Prime Retail officials acknowledged yesterday that occupancy rates at some of its retail centers have dropped to uncomfortable levels. And they announced plans to use cash generated in 2000 to repay loans and to finance "various leasing and capital expenditures" for improving some retail centers.

In a statement, Chief Executive Officer Abraham Rosenthal said he was "disappointed" in the rise in vacancies but that yesterday's move should bring occupancy levels up within 15 months.

"In light of the company's various short-term obligations, our board of directors felt it prudent to discontinue distributions on our common stock in order to preserve cash resources and enhance the company's fiscal integrity and financial flexibility," he said.

Said Glenn D. Reschke, president and chief operating officer: "I am confident that we will improve the overall occupancy of our portfolio over the next 12 to 15 months to a level more consistent with our historical operating performance."

Company officials have scheduled a conference call tomorrow to discuss the plans, and would not comment further yesterday.
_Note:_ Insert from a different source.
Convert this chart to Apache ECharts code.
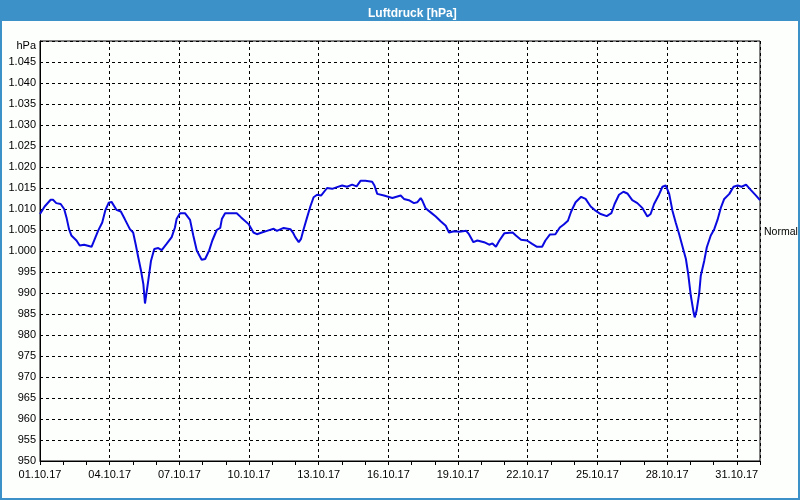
<!DOCTYPE html>
<html>
<head>
<meta charset="utf-8">
<script src="https://cdn.jsdelivr.net/npm/echarts@6/dist/echarts.min.js"></script>
<style>
html,body{margin:0;padding:0;background:#fdfffd;}
#chart{width:800px;height:500px;}
</style>
</head>
<body>
<div id="chart"></div>
<script>
// Day offsets from 01.10.17 00:00
const dayOffsets = [
  0, 0.2, 0.46, 0.56, 0.7, 0.89, 1.04, 1.14, 1.25, 1.35, 1.57, 1.71, 1.9, 2.22, 2.36, 2.5, 2.68, 2.82, 2.96, 3.08,
  3.29, 3.48, 3.65, 3.87, 4.01, 4.13, 4.23, 4.35, 4.45, 4.52, 4.6, 4.66, 4.78, 4.92, 5.09, 5.24, 5.45, 5.67, 5.81, 5.88,
  6.03, 6.24, 6.46, 6.6, 6.75, 6.96, 7.11, 7.28, 7.42, 7.61, 7.76, 7.83, 7.97, 8.47, 8.66, 8.98, 9.19, 9.34, 9.55, 9.77,
  10.06, 10.2, 10.49, 10.78, 10.89, 10.99, 11.14, 11.24, 11.35, 11.5, 11.64, 11.78, 11.93, 12.1, 12.36, 12.58, 12.79, 13.01, 13.22, 13.44,
  13.63, 13.8, 14.01, 14.3, 14.4, 14.52, 14.81, 15.17, 15.53, 15.67, 15.88, 16.1, 16.24, 16.39, 16.46, 16.6, 16.82, 17.04, 17.25, 17.47,
  17.61, 17.83, 18.06, 18.35, 18.47, 18.66, 18.83, 19.12, 19.34, 19.48, 19.63, 19.78, 19.99, 20.35, 20.49, 20.71, 20.97, 21.19, 21.4, 21.62,
  21.76, 21.95, 22.19, 22.38, 22.55, 22.73, 22.87, 23.06, 23.3, 23.49, 23.71, 23.92, 24.14, 24.4, 24.6, 24.74, 24.93, 25.12, 25.29, 25.5,
  25.72, 25.94, 26.15, 26.29, 26.44, 26.65, 26.8, 26.94, 27.09, 27.23, 27.37, 27.52, 27.71, 27.81, 27.91, 28.02, 28.14, 28.19, 28.27, 28.38,
  28.45, 28.6, 28.71, 28.88, 29.03, 29.17, 29.32, 29.46, 29.68, 29.86, 30.04, 30.21, 30.4, 30.61, 30.83, 31
];
// Air pressure in hPa
const pressure = [
  1008.8, 1010.6, 1012.2, 1012.2, 1011.4, 1011.2, 1010.0, 1008.0, 1005.2, 1003.7, 1002.5, 1001.3, 1001.5, 1001.0, 1002.9, 1004.8, 1006.8, 1009.8, 1011.5, 1011.7,
  1009.8, 1009.4, 1007.6, 1005.2, 1004.4, 1001.3, 998.5, 995.3, 992.1, 987.5, 987.5, 992.9, 997.7, 1000.5, 1000.7, 1000.2, 1001.7, 1003.3, 1005.6, 1007.6,
  1009.0, 1009.0, 1007.4, 1003.7, 1000.1, 997.9, 998.1, 1000.1, 1002.5, 1005.0, 1005.5, 1007.6, 1009.0, 1009.0, 1008.0, 1006.4, 1004.4, 1004.0, 1004.4, 1004.8,
  1005.3, 1004.8, 1005.5, 1005.2, 1004.4, 1003.3, 1002.1, 1002.9, 1005.2, 1008.0, 1010.6, 1012.8, 1013.4, 1013.2, 1015.0, 1014.8, 1015.2, 1015.6, 1015.3, 1015.8,
  1015.4, 1016.7, 1016.7, 1016.5, 1015.6, 1013.6, 1013.2, 1012.6, 1013.2, 1012.4, 1012.1, 1011.4, 1011.6, 1012.6, 1012.0, 1010.2, 1009.2, 1008.2, 1007.1, 1006.0,
  1004.4, 1004.7, 1004.6, 1004.8, 1004.0, 1002.1, 1002.5, 1002.1, 1001.5, 1001.8, 1001.0, 1002.5, 1004.2, 1004.4, 1003.7, 1002.7, 1002.5, 1001.7, 1001.0, 1001.0,
  1002.5, 1003.9, 1004.0, 1005.6, 1006.3, 1007.2, 1009.4, 1011.6, 1012.9, 1012.4, 1010.6, 1009.6, 1008.8, 1008.3, 1009.0, 1011.2, 1013.4, 1014.1, 1013.7, 1012.1,
  1011.4, 1010.2, 1008.2, 1008.8, 1011.2, 1013.4, 1015.3, 1015.6, 1013.6, 1009.6, 1006.8, 1004.0, 1000.1, 998.1, 994.5, 989.4, 985.4, 984.2, 985.8, 989.8,
  994.1, 997.7, 1000.9, 1003.7, 1005.2, 1007.4, 1010.4, 1012.4, 1013.6, 1015.3, 1015.6, 1015.3, 1015.8, 1014.5, 1013.2, 1012.1
];
const normalValue = 1004.5;
const titleText = 'Luftdruck [hPa]';
const unitLabel = 'hPa';
const normalLabel = 'Normal';

const FONT = 'Liberation Sans';
const seriesData = dayOffsets.map((d, i) => [d, pressure[i]]);

function fmtDay(v) {
  const dd = String(Math.round(v) + 1).padStart(2, '0');
  return dd + '.10.17';
}
function fmtPressure(v) {
  if (v >= 1050) return '{u|' + unitLabel + '}';
  if (v >= 1000) return '1.' + String(Math.round(v - 1000)).padStart(3, '0');
  return String(Math.round(v));
}

const chart = echarts.init(document.getElementById('chart'));
const blue = '#3c91c8';
chart.setOption({
  backgroundColor: '#fdfffd',
  animation: false,
  title: {
    text: titleText,
    left: 363,
    top: 3,
    textStyle: { color: '#ffffff', fontFamily: FONT, fontSize: 12, fontWeight: 'bold' }
  },
  graphic: [
    { type: 'rect', z: -1, shape: { x: 0, y: 0, width: 800, height: 21 }, style: { fill: blue } },
    { type: 'rect', z: -1, shape: { x: 0, y: 0, width: 2, height: 500 }, style: { fill: blue } },
    { type: 'rect', z: -1, shape: { x: 798, y: 0, width: 2, height: 500 }, style: { fill: blue } },
    { type: 'rect', z: -1, shape: { x: 0, y: 498, width: 800, height: 2 }, style: { fill: blue } }
  ],
  grid: {
    left: 40, right: 40, top: 41, bottom: 39,
    show: true, borderColor: '#000', borderWidth: 1, backgroundColor: 'transparent'
  },
  xAxis: {
    type: 'value', min: 0, max: 31, interval: 3,
    axisLine: { show: true, lineStyle: { color: '#000', width: 1 } },
    axisTick: { show: true, length: 4, lineStyle: { color: '#000' } },
    minorTick: { show: true, splitNumber: 3, length: 4, lineStyle: { color: '#000' } },
    axisLabel: {
      color: '#000', fontFamily: FONT, fontSize: 11, margin: 8,
      showMaxLabel: false,
      formatter: v => (v % 3 === 0 && v <= 30) ? fmtDay(v) : ''
    },
    splitLine: { show: true, lineStyle: { color: '#000', width: 1, type: [3, 3] } }
  },
  yAxis: {
    type: 'value', min: 950, max: 1050, interval: 5,
    axisLine: { show: true, lineStyle: { color: '#000' } },
    axisTick: { show: false },
    axisLabel: {
      color: '#000', fontFamily: FONT, fontSize: 11, margin: 4,
      formatter: fmtPressure,
      rich: { u: { color: '#000', fontFamily: FONT, fontSize: 11, padding: [10, 0, 0, 0] } }
    },
    splitLine: { show: true, lineStyle: { color: '#000', width: 1, type: [3, 3] } }
  },
  series: [{
    type: 'line',
    data: seriesData,
    showSymbol: false,
    smooth: false,
    lineStyle: { color: '#0a0ae0', width: 2 },
    markLine: {
      silent: true,
      symbol: 'none',
      lineStyle: { color: 'rgba(0,0,0,0)', width: 0 },
      label: { show: true, position: 'end', distance: 4, formatter: normalLabel, color: '#000', fontFamily: FONT, fontSize: 10.5 },
      data: [{ yAxis: normalValue }]
    }
  }]
});
</script>
</body>
</html>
"What they've done is take the absolute worst-case stance to make sure that no more bad news comes out, and we think they've done the right thing," Fick said. "But I have real doubts about whether present management can survive this. I think their credibility is shot."

Prime Retail owns and operates more retail outlet centers than any company in the world, and once was in high favor with analysts and investors. A year ago its stock traded at $10.1875.

Prime Retail had net income of $17.5 million on revenue of $233.1 million in 1998. But the company's debt load from acquisitions and rising interest costs have rewritten its balance sheet.

Company officials estimated yesterday that Prime Retail's 1999 funds from operations -- a measure of cash flow -- will range from $1.23 to $1.30 a share, and that 2000 funds from operations will be about the same. The company had been expected to post more than $1.50 a share last year.

Prime Retail officials plan to distribute some type of payment to common stock shareholders in the fourth quarter in order avoid taxes under the laws governing real estate investment trusts, the company said in yesterday's statement. But they will not reconsider the suspension of quarterly common stock dividends until 2001.

"Until they get through this, I don't think this stock is going to do a lot," Tannehill said. "And given where the stock price is, I wouldn't be surprised if this company is for sale."